→ EXERCISE REQUIREMENTS
Check each line of the records below and collect those holding "chart".

→ DATASET CONTENT
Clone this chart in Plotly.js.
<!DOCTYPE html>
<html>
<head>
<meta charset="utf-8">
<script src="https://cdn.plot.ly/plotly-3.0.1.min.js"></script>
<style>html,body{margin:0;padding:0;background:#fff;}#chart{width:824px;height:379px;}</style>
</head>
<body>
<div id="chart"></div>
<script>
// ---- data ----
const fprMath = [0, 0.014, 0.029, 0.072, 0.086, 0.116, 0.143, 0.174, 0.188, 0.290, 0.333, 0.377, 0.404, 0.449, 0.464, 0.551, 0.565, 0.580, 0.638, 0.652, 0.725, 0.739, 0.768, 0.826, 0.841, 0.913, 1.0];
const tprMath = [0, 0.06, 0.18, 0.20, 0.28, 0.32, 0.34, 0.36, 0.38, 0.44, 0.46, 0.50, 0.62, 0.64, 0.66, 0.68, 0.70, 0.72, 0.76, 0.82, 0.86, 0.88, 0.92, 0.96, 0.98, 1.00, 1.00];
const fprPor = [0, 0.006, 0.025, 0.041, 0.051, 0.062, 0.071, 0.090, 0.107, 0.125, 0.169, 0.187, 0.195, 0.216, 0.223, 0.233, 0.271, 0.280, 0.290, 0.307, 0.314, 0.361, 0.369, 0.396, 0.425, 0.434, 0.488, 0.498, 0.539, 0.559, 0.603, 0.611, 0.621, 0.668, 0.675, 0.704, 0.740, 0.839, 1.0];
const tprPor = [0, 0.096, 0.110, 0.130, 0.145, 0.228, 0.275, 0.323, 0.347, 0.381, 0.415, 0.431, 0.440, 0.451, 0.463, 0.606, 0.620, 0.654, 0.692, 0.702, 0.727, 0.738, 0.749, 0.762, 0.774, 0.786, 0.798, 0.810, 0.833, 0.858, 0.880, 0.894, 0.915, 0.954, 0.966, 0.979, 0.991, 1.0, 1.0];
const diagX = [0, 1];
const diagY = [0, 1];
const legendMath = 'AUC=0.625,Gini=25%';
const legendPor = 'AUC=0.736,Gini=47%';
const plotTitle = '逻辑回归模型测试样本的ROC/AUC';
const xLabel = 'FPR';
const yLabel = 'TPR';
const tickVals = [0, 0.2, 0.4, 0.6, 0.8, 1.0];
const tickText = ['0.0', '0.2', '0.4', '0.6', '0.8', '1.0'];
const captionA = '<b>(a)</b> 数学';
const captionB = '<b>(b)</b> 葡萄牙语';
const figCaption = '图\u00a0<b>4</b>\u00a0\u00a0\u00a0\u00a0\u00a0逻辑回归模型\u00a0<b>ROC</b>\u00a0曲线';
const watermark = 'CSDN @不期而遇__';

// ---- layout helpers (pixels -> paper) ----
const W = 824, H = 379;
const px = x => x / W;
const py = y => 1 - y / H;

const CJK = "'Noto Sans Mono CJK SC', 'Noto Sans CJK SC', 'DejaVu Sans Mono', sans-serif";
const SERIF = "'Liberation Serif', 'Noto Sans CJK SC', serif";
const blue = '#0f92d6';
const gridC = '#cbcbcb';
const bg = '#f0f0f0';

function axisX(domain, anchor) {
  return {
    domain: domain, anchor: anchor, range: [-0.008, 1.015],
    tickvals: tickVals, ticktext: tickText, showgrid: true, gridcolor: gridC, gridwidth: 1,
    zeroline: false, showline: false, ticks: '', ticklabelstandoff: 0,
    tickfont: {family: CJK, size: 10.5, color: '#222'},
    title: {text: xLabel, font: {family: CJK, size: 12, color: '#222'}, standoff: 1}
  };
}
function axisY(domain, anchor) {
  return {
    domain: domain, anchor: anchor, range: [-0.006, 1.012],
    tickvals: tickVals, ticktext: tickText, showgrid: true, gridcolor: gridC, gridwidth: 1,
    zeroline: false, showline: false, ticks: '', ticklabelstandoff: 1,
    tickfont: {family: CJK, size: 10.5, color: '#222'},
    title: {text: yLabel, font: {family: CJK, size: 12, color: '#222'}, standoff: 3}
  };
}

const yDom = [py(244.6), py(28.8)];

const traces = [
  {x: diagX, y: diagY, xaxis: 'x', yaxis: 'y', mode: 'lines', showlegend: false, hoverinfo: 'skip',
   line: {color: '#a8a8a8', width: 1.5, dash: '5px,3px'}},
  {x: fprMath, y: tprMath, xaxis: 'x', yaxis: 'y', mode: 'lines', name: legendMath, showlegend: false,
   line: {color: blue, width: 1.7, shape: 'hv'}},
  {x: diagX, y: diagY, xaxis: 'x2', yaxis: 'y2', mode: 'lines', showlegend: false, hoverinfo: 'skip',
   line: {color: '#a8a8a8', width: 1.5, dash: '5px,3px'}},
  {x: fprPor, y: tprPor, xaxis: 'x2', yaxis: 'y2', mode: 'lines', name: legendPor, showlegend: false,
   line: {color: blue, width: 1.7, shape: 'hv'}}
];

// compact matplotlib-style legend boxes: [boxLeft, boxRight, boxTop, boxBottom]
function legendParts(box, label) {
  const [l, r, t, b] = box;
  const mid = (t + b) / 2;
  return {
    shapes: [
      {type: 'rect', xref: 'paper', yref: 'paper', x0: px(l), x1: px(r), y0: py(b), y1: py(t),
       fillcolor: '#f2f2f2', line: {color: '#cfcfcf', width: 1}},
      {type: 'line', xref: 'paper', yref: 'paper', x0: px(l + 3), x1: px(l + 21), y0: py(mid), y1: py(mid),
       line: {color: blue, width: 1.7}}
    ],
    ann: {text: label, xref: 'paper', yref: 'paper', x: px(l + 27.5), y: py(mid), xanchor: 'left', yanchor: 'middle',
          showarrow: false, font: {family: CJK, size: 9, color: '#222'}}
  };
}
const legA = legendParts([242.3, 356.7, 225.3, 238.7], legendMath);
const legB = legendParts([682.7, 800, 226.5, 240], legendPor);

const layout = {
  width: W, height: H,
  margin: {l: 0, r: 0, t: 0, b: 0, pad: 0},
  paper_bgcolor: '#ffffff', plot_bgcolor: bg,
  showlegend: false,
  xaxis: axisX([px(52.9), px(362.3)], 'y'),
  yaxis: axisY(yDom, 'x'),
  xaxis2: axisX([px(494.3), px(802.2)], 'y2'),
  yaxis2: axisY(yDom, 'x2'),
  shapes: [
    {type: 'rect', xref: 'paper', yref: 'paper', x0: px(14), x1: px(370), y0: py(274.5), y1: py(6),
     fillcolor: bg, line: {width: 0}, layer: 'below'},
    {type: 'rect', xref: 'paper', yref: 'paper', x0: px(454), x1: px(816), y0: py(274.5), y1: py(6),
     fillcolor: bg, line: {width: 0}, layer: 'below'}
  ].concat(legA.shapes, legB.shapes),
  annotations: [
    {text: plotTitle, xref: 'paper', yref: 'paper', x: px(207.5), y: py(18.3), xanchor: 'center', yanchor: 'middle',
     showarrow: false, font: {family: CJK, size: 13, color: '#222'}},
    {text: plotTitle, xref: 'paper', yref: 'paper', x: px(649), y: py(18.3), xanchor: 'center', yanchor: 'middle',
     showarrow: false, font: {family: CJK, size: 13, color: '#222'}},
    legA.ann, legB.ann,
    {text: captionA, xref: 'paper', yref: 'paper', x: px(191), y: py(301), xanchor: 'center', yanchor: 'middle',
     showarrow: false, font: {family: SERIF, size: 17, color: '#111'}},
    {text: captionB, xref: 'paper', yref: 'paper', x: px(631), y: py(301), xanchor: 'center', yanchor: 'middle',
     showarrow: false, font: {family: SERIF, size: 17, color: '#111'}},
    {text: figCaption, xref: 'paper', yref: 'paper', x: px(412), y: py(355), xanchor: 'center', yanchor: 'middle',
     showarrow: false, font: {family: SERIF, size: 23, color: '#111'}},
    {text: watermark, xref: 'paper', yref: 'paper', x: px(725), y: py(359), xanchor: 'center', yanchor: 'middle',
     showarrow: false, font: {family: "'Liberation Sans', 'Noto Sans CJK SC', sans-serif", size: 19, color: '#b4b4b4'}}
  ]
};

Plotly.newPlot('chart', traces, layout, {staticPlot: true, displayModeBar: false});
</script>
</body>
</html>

---

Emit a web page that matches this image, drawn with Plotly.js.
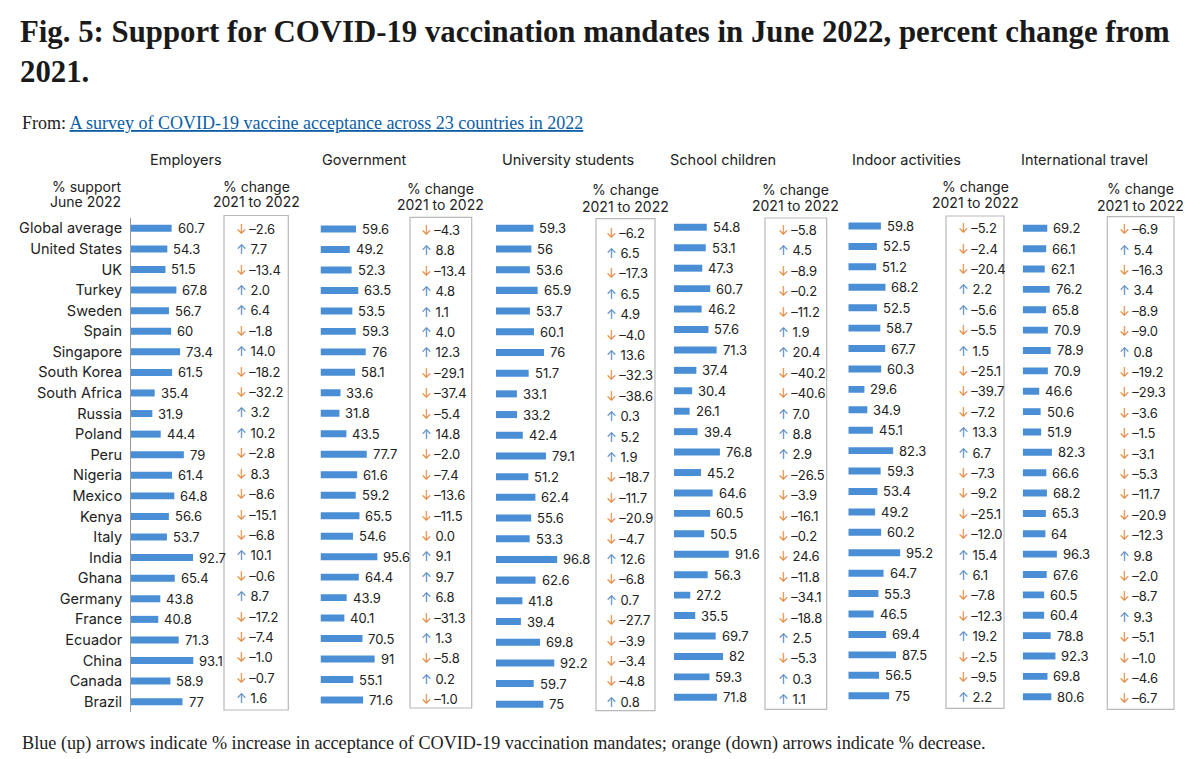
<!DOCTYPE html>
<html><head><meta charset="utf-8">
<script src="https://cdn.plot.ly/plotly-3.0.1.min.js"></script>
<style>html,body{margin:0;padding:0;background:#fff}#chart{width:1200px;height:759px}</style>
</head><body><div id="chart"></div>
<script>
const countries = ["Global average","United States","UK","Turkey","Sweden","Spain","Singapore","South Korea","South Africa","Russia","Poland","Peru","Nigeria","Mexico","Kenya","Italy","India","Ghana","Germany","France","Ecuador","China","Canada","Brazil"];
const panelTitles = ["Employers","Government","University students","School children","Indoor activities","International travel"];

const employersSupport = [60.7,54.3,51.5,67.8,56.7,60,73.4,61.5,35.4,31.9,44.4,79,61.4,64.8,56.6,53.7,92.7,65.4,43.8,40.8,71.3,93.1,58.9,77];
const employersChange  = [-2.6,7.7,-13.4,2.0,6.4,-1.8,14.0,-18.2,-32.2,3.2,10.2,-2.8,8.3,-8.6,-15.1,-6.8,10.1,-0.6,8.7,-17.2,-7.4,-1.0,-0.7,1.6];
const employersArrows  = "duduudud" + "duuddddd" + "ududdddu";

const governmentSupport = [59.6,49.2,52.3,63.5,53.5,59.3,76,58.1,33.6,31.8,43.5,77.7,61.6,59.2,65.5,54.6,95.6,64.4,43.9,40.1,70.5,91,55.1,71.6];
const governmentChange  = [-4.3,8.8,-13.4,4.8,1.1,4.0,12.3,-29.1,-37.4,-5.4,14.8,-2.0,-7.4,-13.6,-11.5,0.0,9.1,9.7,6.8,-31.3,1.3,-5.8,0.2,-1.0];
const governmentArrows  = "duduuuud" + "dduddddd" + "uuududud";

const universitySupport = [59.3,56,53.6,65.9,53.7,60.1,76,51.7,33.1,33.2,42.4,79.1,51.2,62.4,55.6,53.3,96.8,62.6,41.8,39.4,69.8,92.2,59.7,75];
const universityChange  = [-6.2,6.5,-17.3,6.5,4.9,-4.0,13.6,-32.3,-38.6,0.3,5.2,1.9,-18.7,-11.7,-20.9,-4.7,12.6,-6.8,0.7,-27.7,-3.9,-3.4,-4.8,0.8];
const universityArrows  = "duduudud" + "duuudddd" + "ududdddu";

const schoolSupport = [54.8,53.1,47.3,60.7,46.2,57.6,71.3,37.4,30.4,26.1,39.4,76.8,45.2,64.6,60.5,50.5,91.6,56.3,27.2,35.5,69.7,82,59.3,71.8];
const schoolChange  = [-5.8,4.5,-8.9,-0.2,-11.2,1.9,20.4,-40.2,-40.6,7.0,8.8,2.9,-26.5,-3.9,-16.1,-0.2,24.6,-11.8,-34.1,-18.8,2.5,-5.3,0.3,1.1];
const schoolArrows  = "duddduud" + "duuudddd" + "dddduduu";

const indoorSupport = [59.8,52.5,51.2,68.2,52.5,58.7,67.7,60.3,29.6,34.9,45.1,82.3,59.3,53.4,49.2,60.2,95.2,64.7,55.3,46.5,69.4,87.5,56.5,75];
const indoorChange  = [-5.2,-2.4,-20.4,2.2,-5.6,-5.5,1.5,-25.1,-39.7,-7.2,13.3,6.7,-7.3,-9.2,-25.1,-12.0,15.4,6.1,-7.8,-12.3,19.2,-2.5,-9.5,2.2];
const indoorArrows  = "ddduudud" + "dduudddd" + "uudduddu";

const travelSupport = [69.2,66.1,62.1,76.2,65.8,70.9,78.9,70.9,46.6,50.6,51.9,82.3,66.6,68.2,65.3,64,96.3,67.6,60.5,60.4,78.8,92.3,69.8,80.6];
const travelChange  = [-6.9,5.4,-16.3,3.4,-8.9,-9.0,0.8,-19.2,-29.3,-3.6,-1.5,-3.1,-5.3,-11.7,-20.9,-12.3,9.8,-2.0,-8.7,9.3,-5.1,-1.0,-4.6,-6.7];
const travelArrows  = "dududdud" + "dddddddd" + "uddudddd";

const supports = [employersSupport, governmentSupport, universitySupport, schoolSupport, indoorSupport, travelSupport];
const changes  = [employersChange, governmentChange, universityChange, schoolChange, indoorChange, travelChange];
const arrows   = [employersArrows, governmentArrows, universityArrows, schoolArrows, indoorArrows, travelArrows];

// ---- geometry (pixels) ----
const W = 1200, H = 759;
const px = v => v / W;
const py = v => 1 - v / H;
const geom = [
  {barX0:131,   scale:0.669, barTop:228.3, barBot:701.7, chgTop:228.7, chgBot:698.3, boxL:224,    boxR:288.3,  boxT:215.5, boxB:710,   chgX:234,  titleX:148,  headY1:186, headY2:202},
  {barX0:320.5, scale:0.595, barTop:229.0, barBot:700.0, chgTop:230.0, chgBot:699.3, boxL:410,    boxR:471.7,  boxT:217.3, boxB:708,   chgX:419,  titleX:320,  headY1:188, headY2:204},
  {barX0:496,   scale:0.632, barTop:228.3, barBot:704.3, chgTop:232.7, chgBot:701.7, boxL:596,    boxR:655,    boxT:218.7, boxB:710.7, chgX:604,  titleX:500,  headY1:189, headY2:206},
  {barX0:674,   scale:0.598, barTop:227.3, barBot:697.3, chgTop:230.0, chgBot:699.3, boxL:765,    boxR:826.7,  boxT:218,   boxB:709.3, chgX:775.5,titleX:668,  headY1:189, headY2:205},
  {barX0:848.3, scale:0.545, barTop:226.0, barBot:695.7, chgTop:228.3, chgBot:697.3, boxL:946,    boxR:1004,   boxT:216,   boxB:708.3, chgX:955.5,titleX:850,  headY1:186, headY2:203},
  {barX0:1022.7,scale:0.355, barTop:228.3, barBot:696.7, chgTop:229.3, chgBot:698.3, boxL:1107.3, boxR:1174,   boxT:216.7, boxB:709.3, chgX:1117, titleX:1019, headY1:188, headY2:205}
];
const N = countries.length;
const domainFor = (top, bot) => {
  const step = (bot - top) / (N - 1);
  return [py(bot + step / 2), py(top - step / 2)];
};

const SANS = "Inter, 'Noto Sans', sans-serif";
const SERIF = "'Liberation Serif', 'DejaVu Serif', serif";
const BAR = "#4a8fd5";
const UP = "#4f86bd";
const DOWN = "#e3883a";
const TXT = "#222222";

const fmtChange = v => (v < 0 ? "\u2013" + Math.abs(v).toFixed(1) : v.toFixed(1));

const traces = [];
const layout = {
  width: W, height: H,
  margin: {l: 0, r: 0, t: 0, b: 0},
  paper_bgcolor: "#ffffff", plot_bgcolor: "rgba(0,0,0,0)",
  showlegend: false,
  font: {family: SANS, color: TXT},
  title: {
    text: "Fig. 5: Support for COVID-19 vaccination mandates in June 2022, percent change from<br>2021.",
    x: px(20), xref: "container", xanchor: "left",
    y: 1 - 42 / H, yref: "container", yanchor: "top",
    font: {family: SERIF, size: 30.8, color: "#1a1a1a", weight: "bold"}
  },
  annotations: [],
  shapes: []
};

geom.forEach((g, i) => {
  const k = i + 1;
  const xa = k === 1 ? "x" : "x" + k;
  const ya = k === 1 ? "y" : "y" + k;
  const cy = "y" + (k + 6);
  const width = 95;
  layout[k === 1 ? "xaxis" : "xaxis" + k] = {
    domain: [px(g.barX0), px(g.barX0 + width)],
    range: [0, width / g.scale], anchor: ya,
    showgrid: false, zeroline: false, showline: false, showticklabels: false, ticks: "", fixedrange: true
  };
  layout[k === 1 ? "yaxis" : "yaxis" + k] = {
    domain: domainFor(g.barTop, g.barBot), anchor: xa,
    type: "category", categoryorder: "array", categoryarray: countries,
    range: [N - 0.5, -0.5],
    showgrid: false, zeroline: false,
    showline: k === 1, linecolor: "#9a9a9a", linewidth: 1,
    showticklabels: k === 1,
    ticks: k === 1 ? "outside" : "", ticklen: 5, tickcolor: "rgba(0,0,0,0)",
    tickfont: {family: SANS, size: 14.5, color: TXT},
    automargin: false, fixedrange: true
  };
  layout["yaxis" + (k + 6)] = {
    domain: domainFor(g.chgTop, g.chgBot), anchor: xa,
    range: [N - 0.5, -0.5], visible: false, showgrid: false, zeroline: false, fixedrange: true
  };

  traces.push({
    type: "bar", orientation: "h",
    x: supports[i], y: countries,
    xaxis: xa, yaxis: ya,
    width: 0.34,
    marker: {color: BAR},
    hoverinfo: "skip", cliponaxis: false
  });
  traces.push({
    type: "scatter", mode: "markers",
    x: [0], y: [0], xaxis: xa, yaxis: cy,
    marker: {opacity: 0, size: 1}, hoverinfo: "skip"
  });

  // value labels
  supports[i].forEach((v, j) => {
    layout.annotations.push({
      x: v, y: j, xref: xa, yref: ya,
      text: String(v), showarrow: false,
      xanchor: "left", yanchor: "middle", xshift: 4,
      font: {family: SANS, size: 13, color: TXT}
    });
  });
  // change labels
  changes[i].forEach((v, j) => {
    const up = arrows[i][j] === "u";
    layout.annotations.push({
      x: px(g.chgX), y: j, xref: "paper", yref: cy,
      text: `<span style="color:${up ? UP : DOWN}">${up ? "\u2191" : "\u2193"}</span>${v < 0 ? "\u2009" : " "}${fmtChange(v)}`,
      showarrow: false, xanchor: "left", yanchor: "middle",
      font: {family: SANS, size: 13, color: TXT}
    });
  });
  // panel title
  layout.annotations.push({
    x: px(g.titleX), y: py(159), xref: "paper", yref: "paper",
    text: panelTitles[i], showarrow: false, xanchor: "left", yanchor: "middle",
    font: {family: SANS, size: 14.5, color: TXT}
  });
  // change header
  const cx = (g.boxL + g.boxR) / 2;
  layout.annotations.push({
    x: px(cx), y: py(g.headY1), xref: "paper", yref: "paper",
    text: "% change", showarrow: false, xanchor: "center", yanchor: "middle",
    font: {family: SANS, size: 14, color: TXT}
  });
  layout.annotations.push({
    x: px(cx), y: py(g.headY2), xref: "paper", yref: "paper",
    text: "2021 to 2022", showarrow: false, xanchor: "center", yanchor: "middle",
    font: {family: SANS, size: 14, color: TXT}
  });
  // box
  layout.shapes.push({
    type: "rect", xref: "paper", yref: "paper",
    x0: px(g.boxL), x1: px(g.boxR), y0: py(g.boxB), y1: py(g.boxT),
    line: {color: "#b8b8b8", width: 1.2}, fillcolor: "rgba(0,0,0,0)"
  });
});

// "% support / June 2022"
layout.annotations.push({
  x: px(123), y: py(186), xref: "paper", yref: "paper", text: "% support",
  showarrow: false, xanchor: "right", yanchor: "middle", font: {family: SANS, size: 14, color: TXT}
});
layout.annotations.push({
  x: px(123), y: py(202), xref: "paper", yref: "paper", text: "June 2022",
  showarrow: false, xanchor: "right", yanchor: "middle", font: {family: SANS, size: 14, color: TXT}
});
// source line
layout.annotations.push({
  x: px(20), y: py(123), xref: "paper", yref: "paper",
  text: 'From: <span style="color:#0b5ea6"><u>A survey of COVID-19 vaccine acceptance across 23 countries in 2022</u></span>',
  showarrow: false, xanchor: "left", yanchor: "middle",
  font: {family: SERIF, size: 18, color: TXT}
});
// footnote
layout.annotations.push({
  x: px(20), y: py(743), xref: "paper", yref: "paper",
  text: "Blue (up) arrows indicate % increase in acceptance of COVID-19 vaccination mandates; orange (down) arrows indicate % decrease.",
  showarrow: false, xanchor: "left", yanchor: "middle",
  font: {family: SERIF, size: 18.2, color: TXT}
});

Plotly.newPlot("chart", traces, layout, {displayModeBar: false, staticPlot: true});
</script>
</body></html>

→ ANSWER TO THE TASK
Clone this chart in Plotly.js.
<style>html,body{margin:0;padding:0;background:#fff;}#chart{width:824px;height:379px;}</style>
<div id="chart"></div>
Plotly.newPlot('chart', traces, layout, {staticPlot: true, displayModeBar: false});
<style>html,body{margin:0;padding:0;background:#fff}#chart{width:1200px;height:759px}</style>
</head><body><div id="chart"></div>
Plotly.newPlot("chart", traces, layout, {displayModeBar: false, staticPlot: true});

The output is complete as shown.